The proposal included a levy of 1.00 mill ($1 per $1,000 of taxable valuation) which would raise approximately $385,000 when first levied in 2012. The sinking fund would have had a 10-year duration.
City of Williamston Precinct 1 was the only area that favored the proposal with 502 for the sinking fund and 468 against.
The issue failed 3,084 to 2,707. Williamstown Township rolled in 787 “no” votes, leaving Precinct 1 with the most voters against the proposal.
After voting in Williamston, High School Senior Zach Parker said he has not noticed faults that need repairs in the high school. Williamston Community School’s had no school on Election Day.
“There are already a lot of taxes in Williamston as it is with stuff like the park…and the bridge. The school has been slacking in budget…but people are struggling as it is,” Parker said.
However, parents of Williamston Community Schools said they want the best for their children.

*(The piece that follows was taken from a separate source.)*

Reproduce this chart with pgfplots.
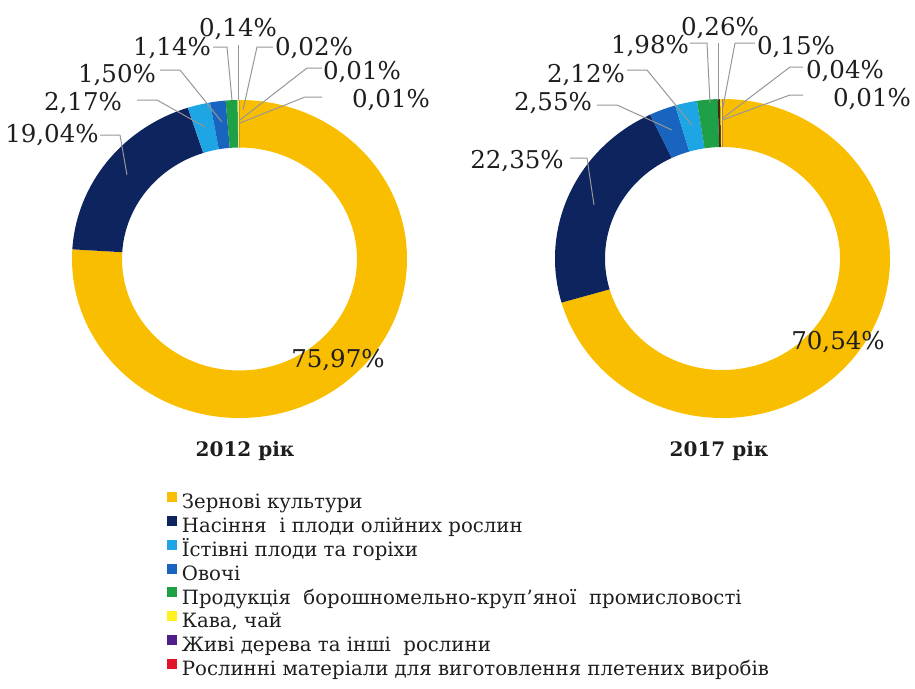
\documentclass[border=0pt]{standalone}
\usepackage{fontspec}
\setmainfont{DejaVu Serif}
\usepackage{pgfplots}
\usepackage{pgfplotstable}
\pgfplotsset{compat=1.18}

\definecolor{cGrain}{RGB}{250,190,0}
\definecolor{cOil}{RGB}{14,36,94}
\definecolor{cFruit}{RGB}{30,165,228}
\definecolor{cVeg}{RGB}{24,100,190}
\definecolor{cFlour}{RGB}{30,160,70}
\definecolor{cTea}{RGB}{255,240,30}
\definecolor{cTree}{RGB}{80,30,140}
\definecolor{cMat}{RGB}{225,20,40}
\definecolor{cOther}{RGB}{150,150,150}
\definecolor{cDark}{RGB}{70,40,10}
\definecolor{cText}{RGB}{30,30,30}
\definecolor{cLead}{RGB}{150,150,150}

\tikzset{
  lab/.style={anchor=base, inner sep=0pt, text=cText, font=\fontsize{24.5}{28}\selectfont},
  yr/.style={anchor=base, inner sep=0pt, text=cText, font=\fontsize{20}{24}\selectfont\bfseries},
  lead/.style={draw=cLead, line width=1pt},
}

% 2012
\pgfplotstableread{
value color
75.97 cGrain
19.04 cOil
2.17 cFruit
1.50 cVeg
1.14 cFlour
0.14 cTea
0.02 cTree
0.01 cMat
0.01 cOther
}\dataA
% 2017
\pgfplotstableread{
value color
70.54 cGrain
22.35 cOil
2.55 cVeg
2.12 cFruit
1.98 cFlour
0.26 cDark
0.15 cTea
0.04 cTree
0.01 cMat
}\dataB

% #1 table, #2 cx, #3 cy (pixel, y down), #4 rx, #5 ry, #6 inner rx, #7 inner ry
\newcommand\donut[7]{%
  \pgfplotstablegetrowsof{#1}%
  \pgfmathtruncatemacro\lastrow{\pgfplotsretval-1}%
  \gdef\cumsum{0}%
  \foreach \k in {0,...,\lastrow}{%
    \pgfplotstablegetelem{\k}{value}\of{#1}\let\val\pgfplotsretval
    \pgfplotstablegetelem{\k}{color}\of{#1}\let\col\pgfplotsretval
    \pgfmathsetmacro\angA{90-3.6*\cumsum}%
    \pgfmathsetmacro\newcum{\cumsum+\val}%
    \xdef\cumsum{\newcum}%
    \pgfmathsetmacro\angB{90-3.6*\cumsum}%
    \pgfmathsetmacro\xo{#2+#4*cos(\angA)}%
    \pgfmathsetmacro\yo{#3-#5*sin(\angA)}%
    \pgfmathsetmacro\xi{#2+#6*cos(\angB)}%
    \pgfmathsetmacro\yi{#3-#7*sin(\angB)}%
    \edef\temp{\noexpand\fill[\col] (axis cs:\xo,\yo) arc[start angle=\angA, end angle=\angB, x radius=#4pt, y radius=#5pt] -- (axis cs:\xi,\yi) arc[start angle=\angB, end angle=\angA, x radius=#6pt, y radius=#7pt] -- cycle;}%
    \temp
  }%
}

\begin{document}
\begin{tikzpicture}
\begin{axis}[
  x=1pt, y=1pt, y dir=reverse,
  xmin=0, xmax=915, ymin=0, ymax=688,
  hide axis, clip=false,
  legend style={at={(axis cs:167,492)}, anchor=north west, draw=none, fill=none,
    inner sep=0pt, outer sep=0pt, row sep=0pt,
    font=\fontsize{19.7}{24}\selectfont,
    nodes={text height=16pt, text depth=6pt, inner ysep=0.9pt, inner xsep=5.5pt, text=cText},
    /tikz/every even column/.style={column sep=0pt},
    /tikz/every odd column/.style={column sep=0pt}},
  legend cell align=left,
]
\path (axis cs:0,0) rectangle (axis cs:915,688);

\donut{\dataA}{239.5}{259}{167.5}{159}{117.5}{111.5}
\donut{\dataB}{722.5}{258.5}{167.5}{159.5}{117.5}{111.5}

% leader lines 2012
\draw[lead] (100,135) -- (120,135) -- (127,175);
\draw[lead] (137,100) -- (157,100) -- (205,127);
\draw[lead] (160,70) -- (180,70) -- (222,122);
\draw[lead] (213,47) -- (227,47) -- (232,100);
\draw[lead] (238,45) -- (238,100);
\draw[lead] (273,47) -- (257,47) -- (243,110);
\draw[lead] (322,68) -- (307,68) -- (240,120);
\draw[lead] (322,97) -- (305,97) -- (240,123);
% leader lines 2017
\draw[lead] (570,158) -- (587,158) -- (594,205);
\draw[lead] (597,105) -- (617,105) -- (672,130);
\draw[lead] (627,70) -- (647,70) -- (692,125);
\draw[lead] (690,43) -- (707,43) -- (710,103);
\draw[lead] (718,43) -- (718,100);
\draw[lead] (755,43) -- (735,43) -- (723,107);
\draw[lead] (803,67) -- (790,67) -- (723,118);
\draw[lead] (803,95) -- (790,95) -- (722,120);

% labels 2012
\node[lab] at (238,36) {0,14\%};
\node[lab] at (172,55) {1,14\%};
\node[lab] at (314,55) {0,02\%};
\node[lab] at (117,82) {1,50\%};
\node[lab] at (362,79) {0,01\%};
\node[lab] at (83,110) {2,17\%};
\node[lab] at (391,107) {0,01\%};
\node[lab] at (52,142) {19,04\%};
\node[lab] at (338,367) {75,97\%};
% labels 2017
\node[lab] at (720,35) {0,26\%};
\node[lab] at (650,53) {1,98\%};
\node[lab] at (796,54) {0,15\%};
\node[lab] at (586,82) {2,12\%};
\node[lab] at (845,78) {0,04\%};
\node[lab] at (553,110) {2,55\%};
\node[lab] at (872,106) {0,01\%};
\node[lab] at (517,168) {22,35\%};
\node[lab] at (838,349) {70,54\%};

\node[yr] at (245,456) {2012 рік};
\node[yr] at (719,456) {2017 рік};

\addlegendimage{legend image code/.code={\fill[cGrain] (0pt,2.5pt) rectangle (9pt,11.5pt);}}
\addlegendentry{Зернові культури}
\addlegendimage{legend image code/.code={\fill[cOil] (0pt,2.5pt) rectangle (9pt,11.5pt);}}
\addlegendentry{Насіння\ \ і плоди олійних рослин}
\addlegendimage{legend image code/.code={\fill[cFruit] (0pt,2.5pt) rectangle (9pt,11.5pt);}}
\addlegendentry{Їстівні плоди та горіхи}
\addlegendimage{legend image code/.code={\fill[cVeg] (0pt,2.5pt) rectangle (9pt,11.5pt);}}
\addlegendentry{Овочі}
\addlegendimage{legend image code/.code={\fill[cFlour] (0pt,2.5pt) rectangle (9pt,11.5pt);}}
\addlegendentry{Продукція\ \ борошномельно-круп’яної\ \ промисловості}
\addlegendimage{legend image code/.code={\fill[cTea] (0pt,2.5pt) rectangle (9pt,11.5pt);}}
\addlegendentry{Кава, чай}
\addlegendimage{legend image code/.code={\fill[cTree] (0pt,2.5pt) rectangle (9pt,11.5pt);}}
\addlegendentry{Живі дерева та інші\ \ рослини}
\addlegendimage{legend image code/.code={\fill[cMat] (0pt,2.5pt) rectangle (9pt,11.5pt);}}
\addlegendentry{Рослинні матеріали для виготовлення плетених виробів}
\end{axis}
\end{tikzpicture}
\end{document}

Parent Tammy Stanley said: “I have kids in Williamston schools. They do a great job and I want them to continue. If that means raising my taxes a little bit to make my kids more educated – OK, let’s do that.”
Other taxpayers did not want another tax, regardless of whether they are involved in the school or not.
“I just don’t want more millage,” Jeff Church said, “I’ve been involved in this school district, but it just seems like the taxes are awful high already.”
Many citizens were uninformed about the proposal, but voted to support schools.
“Williamston is the kind of town that would vote for (the Sinking Fund Proposal),” Williamston Resident Marshall VanAntwerp said, “They don’t get the fact that every time they vote to have a fund, that it’s their money.”
Since millage will not rise, the community’s students will be affected.
Stanley was disappointed when she brought her kids to the middle school to play basketball.
Stanley said: “I was like, ‘This is hideous…it was disgusting. They really need to update, inside and out.”
Williamston Community Schools will need to reconsider priorities on their budget. The state does not provide funding for building improvements.
In an interview before the election, Williamston High School Principal Dr. Jeffrey Thoenes said: “You can’t have a good building if it’s not maintained. You want to have a safe place that’s conducive to learning for students.”
Although the proposal did not pass, Williamston Community Schools Superintendent Narda Murphy said the only responses she heard about the proposal were favorable.